Schuldig! Oder: Als V-Mann bei der FDJ

Es ist kein Zufall, dass die braune Mörderbande aus dem Osten kommt: In den neuen Ländern ließ man rechtsextremistische Milieus blühen. Nimmt da eine Generation Rache an den sozialistischen Eltern?

Das schreibt Constanze von Bullion in der Süddeutschen Zeitung. Selten soviel Dünnschiss gelesen. Nachdem die geschätzten Kollegen von politplatschquatsch von Bullions Beitrag schon ausführlich kommentiert haben, erübrigt sich eigentlich jede weitere Meinung. Ich aber möchte mich an dieser Stelle schuldig bekennen. Schuldig, ein Ossi zu sein. Schuldig also auch (laut von Bullion), ein Neonazi zu sein.

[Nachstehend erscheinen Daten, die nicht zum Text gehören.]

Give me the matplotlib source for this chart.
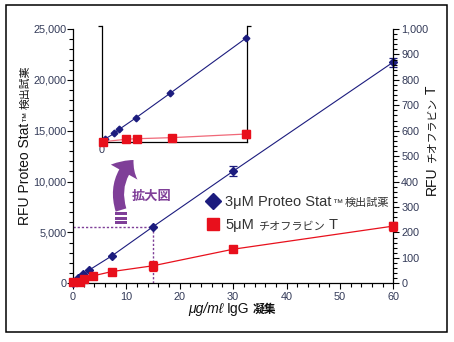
import matplotlib
matplotlib.use("Agg")
import matplotlib.pyplot as plt
from matplotlib.ticker import MultipleLocator, FuncFormatter
from matplotlib.transforms import IdentityTransform
from matplotlib.patches import Rectangle, FancyArrowPatch
from matplotlib.lines import Line2D

# ---------------- data ----------------
blue_x = [0, 0.9, 1.9, 3.05, 7.35, 15, 30, 60]
blue_y = [60, 490, 890, 1310, 2720, 5570, 11020, 21750]
blue_err = [0, 0, 0, 0, 0, 0, 480, 440]

red_x = [0, 1.25, 2.0, 3.7, 7.25, 15, 30, 60]
red_y = [4, 6, 16, 29, 46, 69, 134, 225]
red_err = [0, 0, 0, 0, 0, 20, 0, 18]

inset_blue_x = [0.34, 1.31, 1.82, 3.52, 7.07, 14.9]
inset_blue_y = [28, 77, 112, 209, 421, 894]
inset_red_x = [0.17, 2.5, 3.68, 7.24, 14.9]
inset_red_y = [5, 26, 31, 40, 71]
inset_red_err = [0, 0, 0, 0, 37]

legend_labels = [["3\u03bcM Proteo Stat", "\u2122", "検出試薬"],
                 ["5\u03bcM", "チオフラビン", "T"]]
left_label = ["RFU Proteo Stat", "\u2122", "検出試薬"]
right_label = ["RFU", "チオフラビン", "T"]
x_label = ["\u03bcg/m\u2113", "IgG", "凝集"]
zoom_text = "拡大図"

# ---------------- style ----------------
FAM = ["Liberation Sans", "DejaVu Sans", "Noto Sans CJK JP"]
JFAM = ["Noto Sans CJK JP", "DejaVu Sans"]
plt.rcParams["font.family"] = FAM
NAVY = "#1c1c7e"
RED = "#e8101c"
PURPLE = "#7f3f98"
TICKC = "#333a58"

W, H = 454, 342
fig = plt.figure(figsize=(W / 100, H / 100), dpi=100)

def fx(px):
    return px / W

def fy(py):
    return 1 - py / H

# main axes
ax = fig.add_axes([fx(73), fy(283.3), fx(393.3) - fx(73), fy(29) - fy(283.3)])
ax.set_facecolor("none")
ax2 = ax.twinx()
ax.set_xlim(0, 60)
ax.set_ylim(0, 25000)
ax2.set_ylim(0, 1000)
for s in ["top", "right"]:
    ax.spines[s].set_visible(False)
for s in ["top", "left", "bottom"]:
    ax2.spines[s].set_visible(False)
for a in (ax, ax2):
    for s in a.spines.values():
        s.set_linewidth(0.9)

ax.xaxis.set_major_locator(MultipleLocator(10))
ax.xaxis.set_minor_locator(MultipleLocator(2))
ax.yaxis.set_major_locator(MultipleLocator(5000))
ax.yaxis.set_minor_locator(MultipleLocator(1000))
ax2.yaxis.set_major_locator(MultipleLocator(100))
ax2.yaxis.set_minor_locator(MultipleLocator(20))
fmt = FuncFormatter(lambda v, p: f"{int(round(v)):,}")
ax.yaxis.set_major_formatter(fmt)
ax2.yaxis.set_major_formatter(fmt)

for a in (ax, ax2):
    a.tick_params(which="major", direction="out", length=4.2, width=0.8,
                  labelsize=7.8, labelcolor=TICKC, color="black")
    a.tick_params(which="minor", direction="out", length=2.6, width=0.8, color="black")
ax.tick_params(axis="y", pad=0.5)
ax.tick_params(axis="x", pad=2)
ax2.tick_params(axis="y", pad=1.5)

# dotted guide lines to the 15 ug/ml point
ax.plot([0, blue_x[5]], [blue_y[5], blue_y[5]], ls=(0, (1.6, 1.4)), color=PURPLE, lw=1.0, zorder=1)
ax.plot([blue_x[5], blue_x[5]], [0, blue_y[5]], ls=(0, (1.6, 1.4)), color=PURPLE, lw=1.0, zorder=1)

ax.errorbar(blue_x, blue_y, yerr=blue_err, color=NAVY, lw=0.8, marker="D", ms=3.6,
            capsize=2.6, elinewidth=0.9, capthick=0.9, zorder=3, clip_on=False)
ax2.errorbar(red_x, red_y, yerr=red_err, color=RED, lw=0.9, marker="s", ms=5.5,
             capsize=2.8, elinewidth=0.9, capthick=0.9, zorder=3, clip_on=False)

# inset
axi = fig.add_axes([fx(101.7), fy(142.3), fx(246.7) - fx(101.7), fy(26) - fy(142.3)])
axi.set_facecolor("none")
axi.set_xlim(0, 15)
axi.set_ylim(0, 1000)
axi.spines["top"].set_visible(False)
for s in axi.spines.values():
    s.set_linewidth(0.9)
axi.set_xticks([0])
axi.set_xticklabels(["0"])
axi.set_yticks([1000])
axi.set_yticklabels([])
axi.tick_params(axis="x", length=0, labelsize=7.8, labelcolor=TICKC, pad=2)
axi.tick_params(axis="y", left=True, right=True, direction="out", length=3, width=0.9)
axi.plot(inset_blue_x, inset_blue_y, color=NAVY, lw=0.8, marker="D", ms=3.4, clip_on=False, zorder=3)
axi.errorbar(inset_red_x, inset_red_y, yerr=inset_red_err, color="#f06878", lw=0.9,
             marker="s", ms=5.3, mfc=RED, mec=RED, ecolor=RED, capsize=2.8,
             elinewidth=0.9, capthick=0.9, clip_on=False, zorder=3)

# ---------------- text helpers ----------------
renderer = fig.canvas.get_renderer()

def seq(pieces, x, y, rot=0, center=False):
    """pieces: (text, kwargs, gap_before_in_px)"""
    texts = []
    for s, kw, g in pieces:
        t = fig.text(0, 0, s, transform=IdentityTransform(), rotation=rot,
                     rotation_mode="anchor", ha="left", va="baseline", **kw)
        texts.append(t)
    sizes = []
    for t in texts:
        bb = t.get_window_extent(renderer)
        sizes.append(bb.height if rot == 90 else bb.width)
    gaps = [p[2] for p in pieces]
    total = sum(sizes) + sum(gaps[1:])
    pos = (y if rot == 90 else x) - (total / 2 if center else 0)
    for i, (t, sz) in enumerate(zip(texts, sizes)):
        if i > 0:
            pos += gaps[i]
        if rot == 90:
            t.set_position((x, pos))
        else:
            t.set_position((pos, y))
        pos += sz

LAB = dict(fontsize=10, color="#111111", family=FAM)
JLAB = dict(fontsize=7.8, color="#111111", family=JFAM)
TM = dict(fontsize=7.5, color="#111111", family=FAM)

seq([(left_label[0], LAB, 0), (left_label[1], TM, 0.3), (left_label[2], JLAB, 3)],
    29, 197, rot=90, center=True)
seq([(right_label[0], LAB, 0), (right_label[1], JLAB, 3.5), (right_label[2], LAB, 3.5)],
    436, 202, rot=90, center=True)
seq([(x_label[0], dict(fontsize=10, color="#111111", family=FAM, style="italic"), 0),
     (x_label[1], LAB, 3),
     (x_label[2], dict(fontsize=8.5, color="#111111", family=JFAM, weight="bold"), 3.5)],
    232, 29, center=True)

LEG = dict(fontsize=10.5, color="#333333", family=FAM)
LEGJ = dict(fontsize=8, color="#333333", family=JFAM)
LEGTM = dict(fontsize=7.5, color="#333333", family=FAM)
seq([(legend_labels[0][0], LEG, 0), (legend_labels[0][1], LEGTM, 0.3), (legend_labels[0][2], LEGJ, 3)],
    225, 136)
seq([(legend_labels[1][0], LEG, 0), (legend_labels[1][1], LEGJ, 4), (legend_labels[1][2], LEG, 4)],
    225, 112.7)
fig.add_artist(Line2D([fx(213)], [fy(201)], marker="D", ms=8.5, color=NAVY, ls="none"))
fig.add_artist(Line2D([fx(213)], [fy(224)], marker="s", ms=8, color=RED, ls="none"))

# zoom arrow
arr = FancyArrowPatch((fx(121), fy(210)), (fx(133.5), fy(160)),
                      transform=fig.transFigure,
                      connectionstyle="arc3,rad=-0.3",
                      arrowstyle="simple,head_width=22,head_length=11,tail_width=8",
                      mutation_scale=1, color=PURPLE, lw=0, shrinkA=0, shrinkB=0)
fig.add_artist(arr)
for yy in [212, 216.8, 221.5]:
    fig.add_artist(Rectangle((fx(115.5), fy(yy + 2.7)), fx(126.5) - fx(115.5), fy(yy) - fy(yy + 2.7),
                             transform=fig.transFigure, color=PURPLE, lw=0))
fig.text(fx(152), fy(196), zoom_text, ha="center", va="center", fontsize=9.5,
         weight="bold", color=PURPLE, family=JFAM)

# border
fig.add_artist(Rectangle((fx(6.3), fy(332.3)), fx(446.7) - fx(6.3), fy(5.3) - fy(332.3),
                         transform=fig.transFigure, fill=False, ec="black", lw=1.1))

fig.savefig("out.png", dpi=100)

Denn ja, ich war bei den Jungpionieren. Hab das Blaue Halstuch stolz getragen. Bei den Thälmannpionieren habe ich das rote Halstuch gebunden. Später dann, bei der Freien Deutschen Jugend (FDJ), war ich schließlich als V-Mann tätig. Das war nicht einfach. Nach außen, bei diversen Demos und Propaganda-Veranstaltungen, sich immer im Blauhemd zeigen. Immer laut „Freundschaft“ rufen. Und doch was anderes dabei denken. Hätte ich doch viel lieber den Arm zum Gruß. Na, Sie wissen schon. Das war nicht immer leicht. So im Blau- statt im Braunhemd. Gut, es war nicht immer bis oben geknöpft. Und ab und an hatte ich auch die Ärmel aufgekrempelt. Aber so, dachten alle, der gehört zu uns, das ist einer, den man Vertrauen kann. Ein Vertrauensmann, eben ein V-Mann.

„Familie, das war wichtig in der DDR, Zuflucht vor staatlicher Drangsal, noch öfter Hort ideologischer Schulung“, schreibt von Bullion weiter. Und wieder bekenne ich mich schuldig. Schuldig, in der DDR erzogen worden zu sein. Erzogen zu Werten wie Freundschaft und Familie. Die wichtiger sind als Geld und Karriere. Darum ist auch heute noch mein Freundeskreis größer als es mein Konto jemals sein wird. Und wertvoller sowieso. Etwas, was die drüben eben nicht verstehen. Können oder Wollen. Schuldig bekenne ich mich ebenso der „Horte ideologischer Schulung“. Jeden Abend daheim dieses Rotlicht. Und der Schwarze Kanal flimmert in der Kiste. Plus politische Erziehung im Wehrlager. Stramm stehen auf dem Schulhofappellplatz. Schuften im Volkseigenen Metalleichtbaukombinat Werk Halle. Montage im Kernkraftwerk Lubmin. Alles Horte ideologischer Schulung. Aber vor allem, Frau von Bullion, Gegenstand von Witzen.

„Als die DDR hin war, blieben funktionslose Funktionäre zurück, gedemütigte Lehrer und Polizisten. Sie vermittelten den Jungen das Gefühl, auf einem wüsten Planeten zu leben“, schreibt von Bullion weiter. Liebe Frau: Die einzigen Menschen, die uns nach der Wende vermitteln wollten, das Land wäre ein wüster Planet, waren die im Westen Gescheiterten. All die V-Männer, die Versicherungsvertreter und Glücksspielautomatenverlkäufer, Zuhälter und Kreispolitiker, Schützenvereinsmitglieder und Kredithaie. Das war wirklich wüst. Und noch ein Letztes Frau von Bullion: „Der Westen hat das Interesse längst verloren“, schreiben Sie am Ende. Auch wieder falsch: Der Westen hatte nie Interesse.

Ein Kommentar zu “Schuldig! Oder: Als V-Mann bei der FDJ

  1. Besser hätte ich es nicht schreiben können… wie hier teilweise verbrannte Erde hinterlassen wurde… nicht Seitens der „…funktionslose(n) Funktionäre …, gedemütigte(n) Lehrer(n) und Polizisten…“, sondern westdeutschen „Unternehmern“, die drüben gescheitert sind und sich hier wieder gesund gestoßen haben… aber was soll der Groll… wie du schon sagtest… der soziale Kreis eines Jeden ist hier (Osten) tausend mal mehr Wert, als die Kunst zu beherrschen, alles und jeden Dumm und Dusslig zu labbern und letztendlich nicht zu wissen, was man eigentlich wollte; aus dem Grund seine eigene Unzulänglichkeit zu verbergen.